Clearly, the failed initial launch of Healthcare.gov was an example of a humongous project that was managed on a task-oriented basis. It had only one real milestone: Go into production by October 1, 2013. We all know what happened next. The story would have been turned out a lot differently if a milestone based approach had been followed.
So, what is agile-based project management really all about?
Basically, it’s the definition and tracking of measurable, well defined milestones. Note that we are not suggesting that the need to plan for tasks goes away; just that the project status should not be measured vis-à-vis the degree of task completion or the number of hours worked on a task, but rather against the milestone’s success or lack of thereof. Milestone management is based on outcomes as compared to the actual business requirements the project is attempting to solve.
The difference between a milestone and a traditional project management event is that the milestone should stand on its own as a visible deliverable. Visible is the operating word here. Completing a piece of code is not a milestone. Completing a working prototype or demonstrating a working sub-component of the deliverable are proper milestones. An eye-candy demo is not. If the event is something that can be shown to anyone outside the core development group, and is considered to be at least a partial success, then it qualifies as a milestone.
Tracking projects via milestones has a number of benefits:
- Missing a milestone might be a clear signal that the project is not on track, but the impact of the delay can be contained in a timelier fashion
- A successful milestone motivates the team by providing success checkpoints
- Milestone deliverables with stand-alone utility can deliver actual benefits sooner
- A successful milestone helps motivate the project sponsors to continue their support of the project even when faced with budgetary constraints
Conclusion
There is no way to sugar-coat a missed milestone. While this should not necessarily spell gloom-and-doom, a project with two or more missed milestones is a project that needs to be seriously reviewed and revised.
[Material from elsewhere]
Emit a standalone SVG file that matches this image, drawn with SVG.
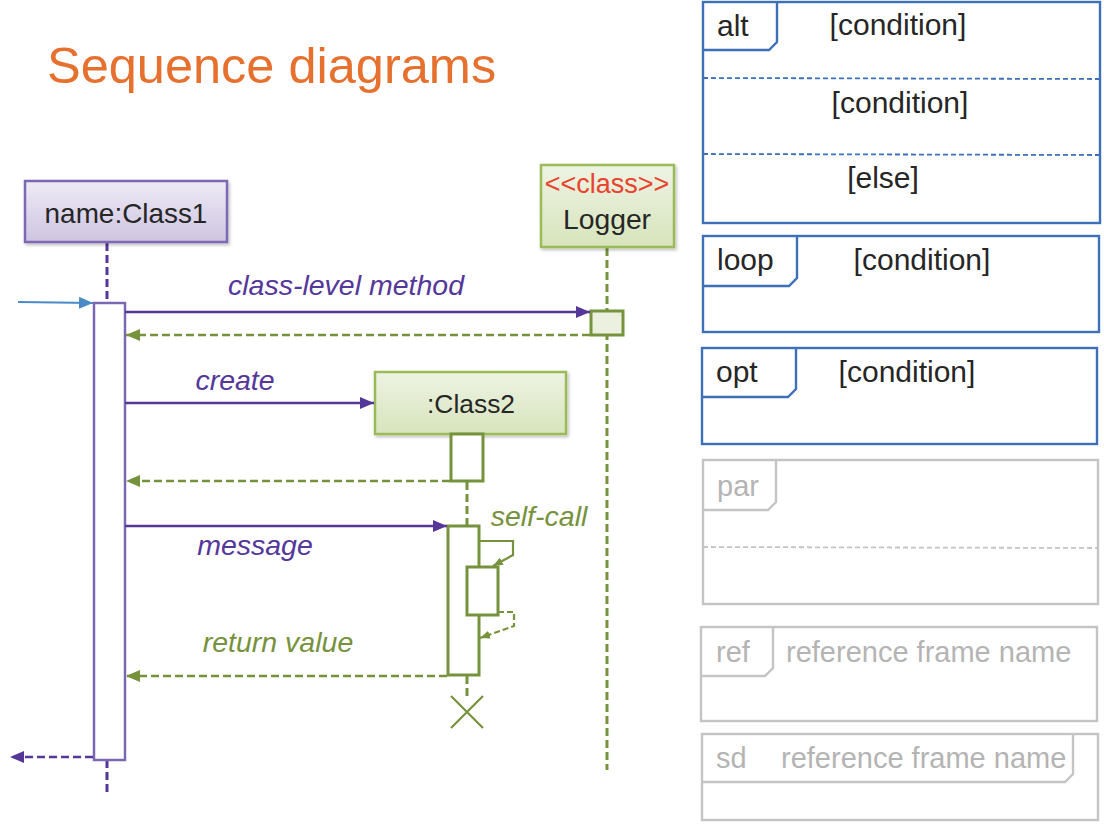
<svg xmlns="http://www.w3.org/2000/svg" width="1104" height="826" viewBox="0 0 1104 826">
<style>
.t{font-family:"Liberation Sans",Arial,sans-serif;}
.dark{fill:#262626;}
.it{font-style:italic;font-size:28.5px;}
.pur{fill:#55379A;}
.grn{fill:#76923C;}
.fr{fill:none;stroke:#3D70B8;stroke-width:2.4;}
.gfr{fill:none;stroke:#C4C4C4;stroke-width:2.4;}
.ft{font-size:30px;fill:#262626;}
.gft{font-size:29px;fill:#B4B4B4;}
.msg{stroke:#55379A;stroke-width:2.5;fill:none;}
.ret{stroke:#76923C;stroke-width:2.5;fill:none;stroke-dasharray:8,4;}
.act{fill:#FFFFFF;stroke:#76923C;stroke-width:3;}
</style>
<defs>
<linearGradient id="gp" x1="0" y1="0" x2="0" y2="1"><stop offset="0" stop-color="#EEEBF5"/><stop offset="1" stop-color="#CEC4E1"/></linearGradient>
<linearGradient id="gg" x1="0" y1="0" x2="0" y2="1"><stop offset="0" stop-color="#EEF3E3"/><stop offset="1" stop-color="#D7E4BC"/></linearGradient>
<filter id="sh" x="-10%" y="-10%" width="125%" height="130%"><feDropShadow dx="1.5" dy="2" stdDeviation="1.5" flood-color="#000" flood-opacity="0.25"/></filter>
<marker id="ap" viewBox="0 0 14 12" refX="14" refY="6" markerWidth="14" markerHeight="12" orient="auto" markerUnits="userSpaceOnUse"><path d="M0,0 L14,6 L0,12 z" fill="#55379A"/></marker>
<marker id="ag" viewBox="0 0 14 12" refX="14" refY="6" markerWidth="14" markerHeight="12" orient="auto" markerUnits="userSpaceOnUse"><path d="M0,0 L14,6 L0,12 z" fill="#76923C"/></marker>
<marker id="ags" viewBox="0 0 10 8" refX="10" refY="4" markerWidth="10" markerHeight="8" orient="auto" markerUnits="userSpaceOnUse"><path d="M0,0 L10,4 L0,8 z" fill="#76923C"/></marker>
<marker id="ab" viewBox="0 0 14 12" refX="14" refY="6" markerWidth="14" markerHeight="12" orient="auto" markerUnits="userSpaceOnUse"><path d="M0,0 L14,6 L0,12 z" fill="#4A8AC6"/></marker>
</defs>
<rect width="1104" height="826" fill="#FFFFFF"/>
<text class="t" x="47" y="83" font-size="50.5" fill="#E6702E">Sequence diagrams</text>

<g id="lifelines">
<line x1="107" y1="243" x2="107" y2="303" stroke="#55379A" stroke-width="3" stroke-dasharray="8,4"/>
<line x1="107" y1="760" x2="107" y2="795" stroke="#55379A" stroke-width="3" stroke-dasharray="8,4"/>
<line x1="607" y1="248" x2="607" y2="770" stroke="#76923C" stroke-width="3" stroke-dasharray="8,4"/>
<line x1="467" y1="482" x2="467" y2="526" stroke="#76923C" stroke-width="3" stroke-dasharray="8,4"/>
<line x1="467" y1="676" x2="467" y2="700" stroke="#76923C" stroke-width="3" stroke-dasharray="8,4"/>
</g>

<g id="class1">
<rect x="25" y="181" width="202" height="61" fill="url(#gp)" stroke="#7B68B3" stroke-width="2.5" filter="url(#sh)"/>
<text class="t dark" x="126" y="223" font-size="27.9" text-anchor="middle">name:Class1</text>
<rect x="94" y="303" width="31" height="457" fill="#FFFFFF" stroke="#7B68B3" stroke-width="2.5"/>
</g>

<g id="logger">
<rect x="541" y="165" width="133" height="82" fill="url(#gg)" stroke="#9BBB59" stroke-width="2.5" filter="url(#sh)"/>
<text class="t" x="607" y="193" font-size="27" text-anchor="middle" fill="#E8432E">&lt;&lt;class&gt;&gt;</text>
<text class="t dark" x="607" y="229" font-size="28.3" text-anchor="middle">Logger</text>
<rect x="591" y="311" width="32" height="24" fill="#EBF1DE" stroke="#76923C" stroke-width="3"/>
</g>

<g id="class2">
<rect x="375" y="372" width="191" height="62" fill="url(#gg)" stroke="#9BBB59" stroke-width="2.5" filter="url(#sh)"/>
<text class="t dark" x="471" y="413" font-size="26.4" text-anchor="middle">:Class2</text>
<rect class="act" x="451" y="434" width="32" height="47"/>
<rect class="act" x="448" y="526" width="31" height="149"/>
<rect class="act" x="467" y="567" width="31" height="48"/>
<path d="M451,696 L483,728 M483,696 L451,728" stroke="#76923C" stroke-width="2.2" fill="none"/>
</g>

<g id="connectors">
<line x1="18" y1="302" x2="93" y2="303" stroke="#4A8AC6" stroke-width="2.2" marker-end="url(#ab)"/>
<line class="msg" x1="125" y1="312" x2="590" y2="312" marker-end="url(#ap)"/>
<line class="ret" x1="590" y1="335" x2="126" y2="335" marker-end="url(#ag)"/>
<line class="msg" x1="125" y1="403" x2="374" y2="403" marker-end="url(#ap)"/>
<line class="ret" x1="450" y1="481" x2="126" y2="481" marker-end="url(#ag)"/>
<line class="msg" x1="125" y1="526" x2="447" y2="526" marker-end="url(#ap)"/>
<polyline points="479,541 513,541 513,555 493,566" stroke="#76923C" stroke-width="2.2" fill="none" marker-end="url(#ags)"/>
<polyline points="498,612 514,612 514,626 480,638" stroke="#76923C" stroke-width="2.2" fill="none" stroke-dasharray="6,3" marker-end="url(#ags)"/>
<line class="ret" x1="447" y1="676" x2="126" y2="676" marker-end="url(#ag)"/>
<line x1="93" y1="757" x2="10" y2="757" stroke="#55379A" stroke-width="2.5" stroke-dasharray="8,4" marker-end="url(#ap)"/>
<text class="t it pur" x="346" y="295" text-anchor="middle">class-level method</text>
<text class="t it pur" x="235" y="390" text-anchor="middle">create</text>
<text class="t it pur" x="255" y="555" text-anchor="middle">message</text>
<text class="t it grn" x="539" y="526" text-anchor="middle">self-call</text>
<text class="t it grn" x="278" y="652" text-anchor="middle">return value</text>
</g>

<g id="frame-alt">
<rect class="fr" x="703" y="2" width="397" height="221"/>
<path class="fr" d="M703,50 H769 L777,42 V2"/>
<line x1="703" y1="78" x2="1100" y2="79" stroke="#3D70B8" stroke-width="1.8" stroke-dasharray="5,3"/>
<line x1="703" y1="154" x2="1100" y2="155" stroke="#3D70B8" stroke-width="1.8" stroke-dasharray="5,3"/>
<text class="t ft" x="717" y="36">alt</text>
<text class="t ft" x="898" y="35" text-anchor="middle">[condition]</text>
<text class="t ft" x="900" y="113" text-anchor="middle">[condition]</text>
<text class="t ft" x="883" y="188" text-anchor="middle">[else]</text>
</g>

<g id="frame-loop">
<rect class="fr" x="703" y="236" width="396" height="96"/>
<path class="fr" d="M703,286 H789 L797,278 V236"/>
<text class="t ft" x="717" y="270">loop</text>
<text class="t ft" x="922" y="270" text-anchor="middle">[condition]</text>
</g>

<g id="frame-opt">
<rect class="fr" x="702" y="348" width="395" height="96"/>
<path class="fr" d="M702,397 H788 L796,389 V348"/>
<text class="t ft" x="716" y="382">opt</text>
<text class="t ft" x="907" y="382" text-anchor="middle">[condition]</text>
</g>

<g id="frame-par">
<rect class="gfr" x="703" y="460" width="395" height="144"/>
<path class="gfr" d="M703,510 H768 L776,502 V460"/>
<line x1="703" y1="547" x2="1098" y2="548" stroke="#C4C4C4" stroke-width="1.8" stroke-dasharray="5,3"/>
<text class="t gft" x="717" y="496">par</text>
</g>

<g id="frame-ref">
<rect class="gfr" x="701" y="627" width="396" height="94"/>
<path class="gfr" d="M701,676 H765 L773,668 V627"/>
<text class="t gft" x="716" y="662">ref</text>
<text class="t gft" x="786" y="662">reference frame name</text>
</g>

<g id="frame-sd">
<rect class="gfr" x="702" y="734" width="396" height="86"/>
<path class="gfr" d="M702,782 H1065 L1073,774 V734"/>
<text class="t gft" x="716" y="768">sd</text>
<text class="t gft" x="781" y="768">reference frame name</text>
</g>
</svg>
To be sure, it’s always best to allow room in a large project to anticipate the failure of a specific component and to adjust for the overall delivery because of this failure. The solution to this type of quandary might range from starting again from scratch (assuming the initial implementation was proven wrong), to completely eliminating the subsystem and remediating by providing a suitable minimum set of capabilities from other subsystems.
Ultimately, agile, milestone-driven project management will be superior to the traditional task-oriented project management style.
1NOTE: Use of Agile methodologies should apply to the actual software development process; not to the architecture and design-making processes. Using pseudo-Agile approaches under the mantra of “code now, design later” often results in failure.